A short sale without a waiver of deficiency may be preferable to a foreclosure and deficiency judgment in any event. In a foreclosure lawsuit where the property value is less than the debt, the foreclosing party can obtain a judgment for the deficiency, or deficiency judgment, as part of the foreclosure lawsuit. There is virtually no added expense for the foreclosing party since the foreclosure and deficiency judgment are accomplished as part of the same lawsuit. Though the risk to the borrower of anyone actually trying to collect on the deficiency judgment remains remote, the judgment itself remains viable for a long time — 15 or 20 years in many jurisdictions. That means someone could show up to collect in year 14, after the borrower has righted her financial ship. Contrast that to the short sale with no waiver of deficiency; statutes of limitation can protect the borrower-seller from attempts to collect a long unpaid debt.
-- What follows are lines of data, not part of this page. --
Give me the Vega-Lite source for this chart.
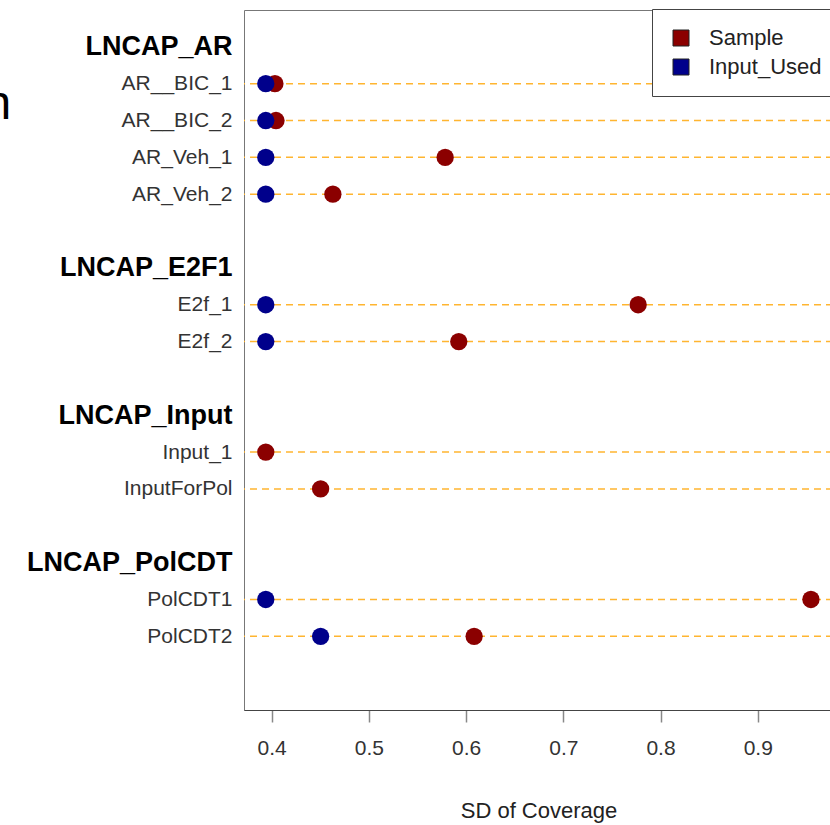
{
  "$schema": "https://vega.github.io/schema/vega-lite/v6.json",
  "autosize": {"type": "none"},
  "padding": {"left": 244, "top": 10, "right": 0, "bottom": 115},
  "width": 589,
  "height": 700,
  "config": {
    "font": "Liberation Sans",
    "view": {"stroke": "#777", "strokeWidth": 1}
  },
  "datasets": {
    "points": [
      {"label": "AR__BIC_1", "series": "Sample", "sd": 0.4034},
      {"label": "AR__BIC_2", "series": "Sample", "sd": 0.4045},
      {"label": "AR_Veh_1", "series": "Sample", "sd": 0.5785},
      {"label": "AR_Veh_2", "series": "Sample", "sd": 0.463},
      {"label": "E2f_1", "series": "Sample", "sd": 0.777},
      {"label": "E2f_2", "series": "Sample", "sd": 0.5925},
      {"label": "Input_1", "series": "Sample", "sd": 0.394},
      {"label": "InputForPol", "series": "Sample", "sd": 0.4504},
      {"label": "PolCDT1", "series": "Sample", "sd": 0.9547},
      {"label": "PolCDT2", "series": "Sample", "sd": 0.6083},
      {"label": "AR__BIC_1", "series": "Input_Used", "sd": 0.394},
      {"label": "AR__BIC_2", "series": "Input_Used", "sd": 0.394},
      {"label": "AR_Veh_1", "series": "Input_Used", "sd": 0.394},
      {"label": "AR_Veh_2", "series": "Input_Used", "sd": 0.394},
      {"label": "E2f_1", "series": "Input_Used", "sd": 0.394},
      {"label": "E2f_2", "series": "Input_Used", "sd": 0.394},
      {"label": "PolCDT1", "series": "Input_Used", "sd": 0.394},
      {"label": "PolCDT2", "series": "Input_Used", "sd": 0.4504}
    ],
    "rows": [
      {"label": "AR__BIC_1"}, {"label": "AR__BIC_2"}, {"label": "AR_Veh_1"}, {"label": "AR_Veh_2"},
      {"label": "E2f_1"}, {"label": "E2f_2"}, {"label": "Input_1"}, {"label": "InputForPol"},
      {"label": "PolCDT1"}, {"label": "PolCDT2"}
    ]
  },
  "encoding": {
    "y": {
      "field": "label",
      "type": "ordinal",
      "sort": null,
      "scale": {
        "type": "point",
        "padding": 1,
        "domain": ["LNCAP_AR", "AR__BIC_1", "AR__BIC_2", "AR_Veh_1", "AR_Veh_2", " ",
                   "LNCAP_E2F1", "E2f_1", "E2f_2", "  ",
                   "LNCAP_Input", "Input_1", "InputForPol", "   ",
                   "LNCAP_PolCDT", "PolCDT1", "PolCDT2", "    "]
      },
      "axis": {
        "title": "n",
        "titleAngle": 0,
        "titleX": -260,
        "titleY": 108,
        "titleAlign": "left",
        "titleBaseline": "alphabetic",
        "titleFontSize": 48,
        "titleFontWeight": "normal",
        "titleColor": "#000",
        "domain": false,
        "ticks": false,
        "grid": false,
        "labelPadding": 12,
        "labelLimit": 400,
        "labelFontSize": {"condition": {"test": "indexof(datum.value,'LNCAP')===0", "value": 27}, "value": 21},
        "labelFontWeight": {"condition": {"test": "indexof(datum.value,'LNCAP')===0", "value": "bold"}, "value": "normal"},
        "labelColor": {"condition": {"test": "indexof(datum.value,'LNCAP')===0", "value": "#000"}, "value": "#333"}
      }
    }
  },
  "layer": [
    {
      "data": {"name": "rows"},
      "mark": {"type": "rule", "color": "#FFB530", "strokeWidth": 1.5, "strokeDash": [7, 5]},
      "encoding": {}
    },
    {
      "data": {"name": "points"},
      "mark": {"type": "circle", "size": 300, "opacity": 1},
      "encoding": {
        "x": {
          "field": "sd",
          "type": "quantitative",
          "scale": {"domain": [0.3716, 0.9774], "nice": false, "zero": false},
          "axis": {
            "title": "SD of Coverage",
            "titleFontSize": 22,
            "titleFontWeight": "normal",
            "titleColor": "#222",
            "titlePadding": 42,
            "values": [0.4, 0.5, 0.6, 0.7, 0.8, 0.9],
            "format": ".1f",
            "grid": false,
            "domain": true,
            "domainColor": "#444",
            "ticks": true,
            "tickSize": 12,
            "tickColor": "#888",
            "tickWidth": 1.5,
            "labelFontSize": 21,
            "labelColor": "#333",
            "labelPadding": 15
          }
        },
        "color": {
          "field": "series",
          "type": "nominal",
          "scale": {"domain": ["Sample", "Input_Used"], "range": ["#8B0000", "#00008B"]},
          "legend": {
            "title": null,
            "orient": "none",
            "legendX": 408,
            "legendY": -1,
            "padding": 18,
            "rowPadding": 7,
            "symbolType": "square",
            "symbolSize": 256,
            "symbolStrokeColor": "#222",
            "symbolStrokeWidth": 1,
            "labelFontSize": 22,
            "labelColor": "#222",
            "labelOffset": 17,
            "strokeColor": "#444",
            "fillColor": "#fff"
          }
        }
      }
    }
  ]
}
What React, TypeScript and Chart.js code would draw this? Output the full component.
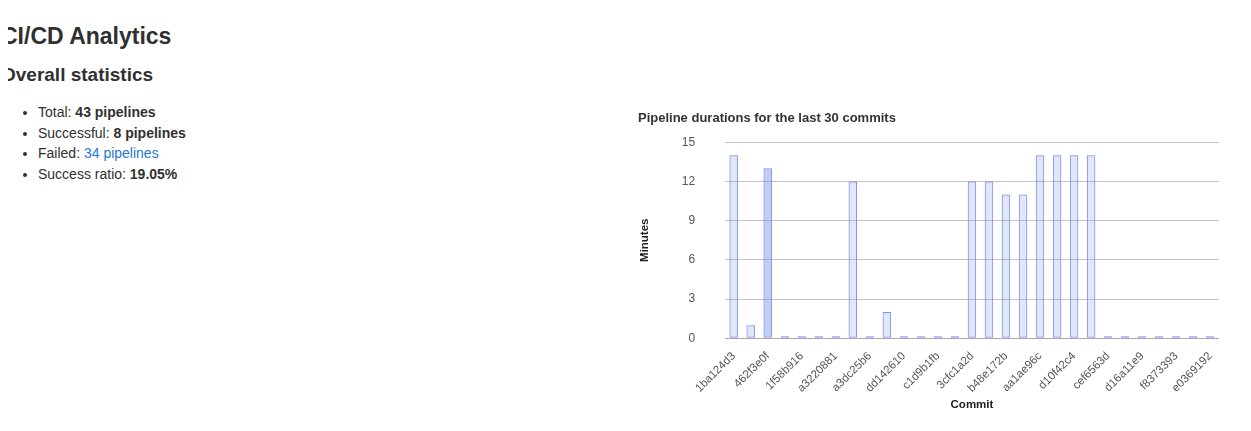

Why Short Sales Might Not Work

Going back to mortgage barnacles, a real estate title can have multiple barnacles. For example, many borrowers have a first mortgage and a home equity line of credit, or HELOC. The HELOC is another barnacle. All barnacles have to be removed to sell the property. The first mortgage is usually the largest and the first mortgage lender usually wants all of the net sale proceeds (assuming the net proceeds aren’t enough to fully repay the first mortgage). The HELOC, and any other mortgages or liens, can prevent the sale by refusing to release their barnacles unless they get paid something too. If they can’t agree with the first mortgage on who gets how much, the property can’t be sold. If it takes too long for them to agree, the borrower-seller may lose the buyer, who can’t wait around forever.

The possibility of bickering barnacles and lost buyers makes it imperative for anyone considering selling a property via short sale to use a real estate broker experienced in short sales. From what I’ve seen, an experienced short sale broker can be the difference between a completed short sale and a completed foreclosure.